Computing Private Load Shapes¶
In example notebooks up to here, we have laid the groundwork for computing private load shapes.
In Computing Bounds for Clamped Means, we determined the clamping parameters for a dataset of unknown range.
In Private Load Shape Algorithm Design, we determined that the Gaussian Mechanism was best suited for load shape queries.
Here, we will perform the query against a synthetic dataset to tie all the work together.
[1]:
# Preamble: imports and figure settings
from eeprivacy import (
PrivateVectorClampedMean,
)
import matplotlib.pyplot as plt
import numpy as np
import pandas as pd
import matplotlib as mpl
from scipy import stats
np.random.seed(1234) # Fix seed for deterministic documentation
mpl.style.use("seaborn-white")
MD = 28
LG = 36
plt.rcParams.update({
"figure.figsize": [25, 18],
"legend.fontsize": MD,
"axes.labelsize": LG,
"axes.titlesize": LG,
"xtick.labelsize": LG,
"ytick.labelsize": LG,
})
Dataset¶
For this example, we generate a population of synthetic daily load shapes:
[2]:
def synthetic_load_shape():
x = np.array([
0,
np.random.randint(2, 6),
np.random.randint(7, 18),
24
])
y0 = np.random.randint(low=0, high=4)
y = np.array([
y0,
np.random.randint(low=8, high=14),
np.random.randint(low=0, high=9),
y0
])
z = np.polyfit(x, y, 3)
p = np.poly1d(z)
xs = np.linspace(0, 24, num=24)
ys = p(xs)
ys[ys < 0] = 0
return ys
xs = np.linspace(0, 24, num=24)
R = 5
C = 5
fig = plt.figure()
ax = fig.add_subplot(1, 1, 1)
for i in range(R):
for k in range(C):
axx = fig.add_subplot(R, C, i*C+k+1, sharex=ax, sharey=ax)
axx.set_xticks([0, 24])
axx.set_yticks([])
axx.plot(xs, synthetic_load_shape(), linewidth=6, color="k")
fig.tight_layout(pad=3.0)
ax.set_title("Sample of Synthetic Load Shapes")

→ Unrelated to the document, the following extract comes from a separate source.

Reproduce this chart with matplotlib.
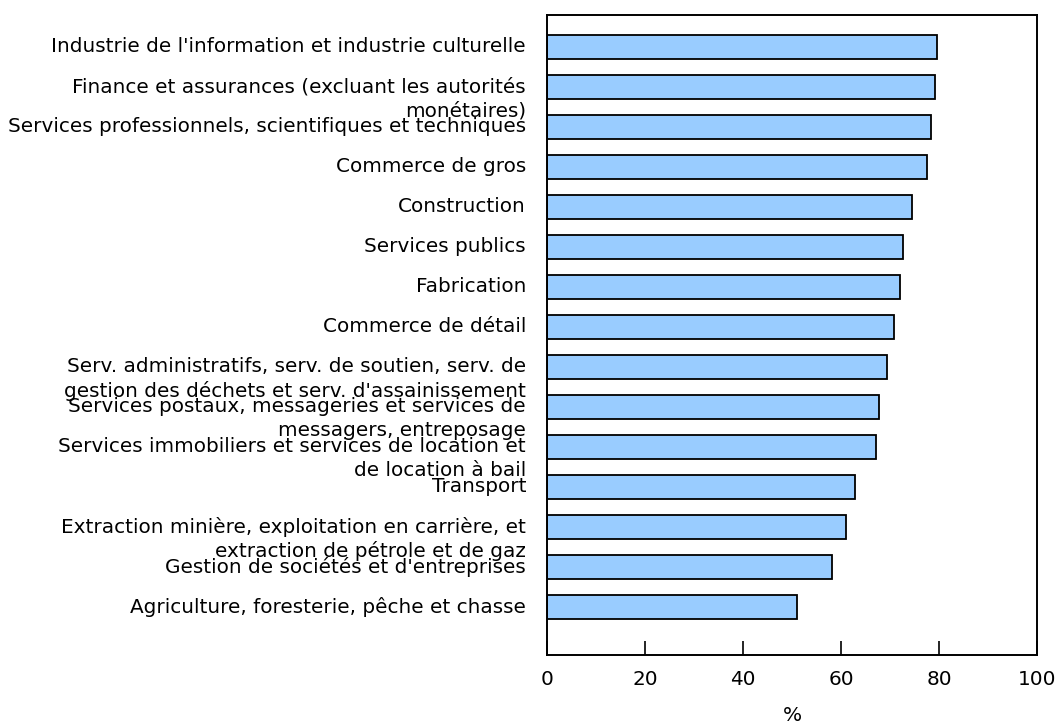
import matplotlib.pyplot as plt

# sectors, top to bottom
categories = [
    "Industrie de l'information et industrie culturelle",
    "Finance et assurances (excluant les autorités\nmonétaires)",
    "Services professionnels, scientifiques et techniques",
    "Commerce de gros",
    "Construction",
    "Services publics",
    "Fabrication",
    "Commerce de détail",
    "Serv. administratifs, serv. de soutien, serv. de\ngestion des déchets et serv. d'assainissement",
    "Services postaux, messageries et services de\nmessagers, entreposage",
    "Services immobiliers et services de location et\nde location à bail",
    "Transport",
    "Extraction minière, exploitation en carrière, et\nextraction de pétrole et de gaz",
    "Gestion de sociétés et d'entreprises",
    "Agriculture, foresterie, pêche et chasse",
]
values = [79.6, 79.1, 78.3, 77.5, 74.4, 72.7, 72.0, 70.8,
          69.4, 67.8, 67.1, 62.9, 61.0, 58.2, 51.0]
xticks = [0, 20, 40, 60, 80, 100]

plt.rcParams['font.family'] = ['DejaVu Sans']
fs = 14.4

fig = plt.figure(figsize=(10.56, 7.25), dpi=100)
ax = fig.add_axes([547 / 1056, 70 / 725, 490 / 1056, 640 / 725])

ypos = list(range(len(categories)))
ax.barh(ypos, values, height=0.6, color='#99CCFF', edgecolor='black', linewidth=1.3)

ax.set_xlim(0, 100)
ax.set_ylim(len(categories) - 1 + 1.2, -0.8)
ax.set_xticks(xticks)
ax.set_yticks([])
ax.tick_params(axis='x', direction='in', length=10, width=1.2, labelsize=fs, pad=11)
ax.set_xlabel('%', fontsize=fs, labelpad=12)
for s in ax.spines.values():
    s.set_linewidth(1.4)

# labels: first line centred on the bar, extra lines below it
for y, lab in zip(ypos, categories):
    for i, line in enumerate(lab.split('\n')):
        ax.annotate(line, xy=(0, y), xycoords=ax.get_yaxis_transform(),
                    xytext=(-21, -24 * i), textcoords='offset pixels',
                    ha='right', va='center', fontsize=fs, annotation_clip=False)

fig.savefig('out.png', dpi=100)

ax.set_xlabel("Hour of Day")
ax.set_ylabel("Energy Consumption (kWh)")
plt.show()
Applying Gaussian Mechanism for Load Shapes¶
We would like to find the average load shape for the entire population.
We use the vector form of the Gaussian Mechanism to find the average load shape. We also plot error bars resulting from differential privacy.
[4]:
N = 3000
load_shapes = np.array([synthetic_load_shape()])
xs = np.linspace(0, 24, num=24)
for i in range(N-1):
load_shapes = np.concatenate((load_shapes, np.array([synthetic_load_shape()])), axis=0)
true_average_load_shape = np.mean(load_shapes, axis=0)
# Here we assume the count is not private, using a private sum
# and an exact count to get the average load shape.
private_mean_op = PrivateVectorClampedMean(
lower_bound=0,
upper_bound=20,
k=24,
N=N
)
private_average_load_shape = private_mean_op.execute(
vectors=load_shapes,
epsilon=1.0,
delta=1e-12
)
ci = private_mean_op.confidence_interval(
epsilon=1.0,
delta=1e-12,
confidence=0.95
)
plt.plot(xs, private_average_load_shape, linewidth=3, color="k")
plt.fill_between(xs, private_average_load_shape - ci, private_average_load_shape + ci, facecolor="k", alpha=0.2)
plt.title("Private Average Load Shape")
plt.xlabel("Hour of Day")
plt.ylabel("Energy Consumption (kWh)")
plt.show()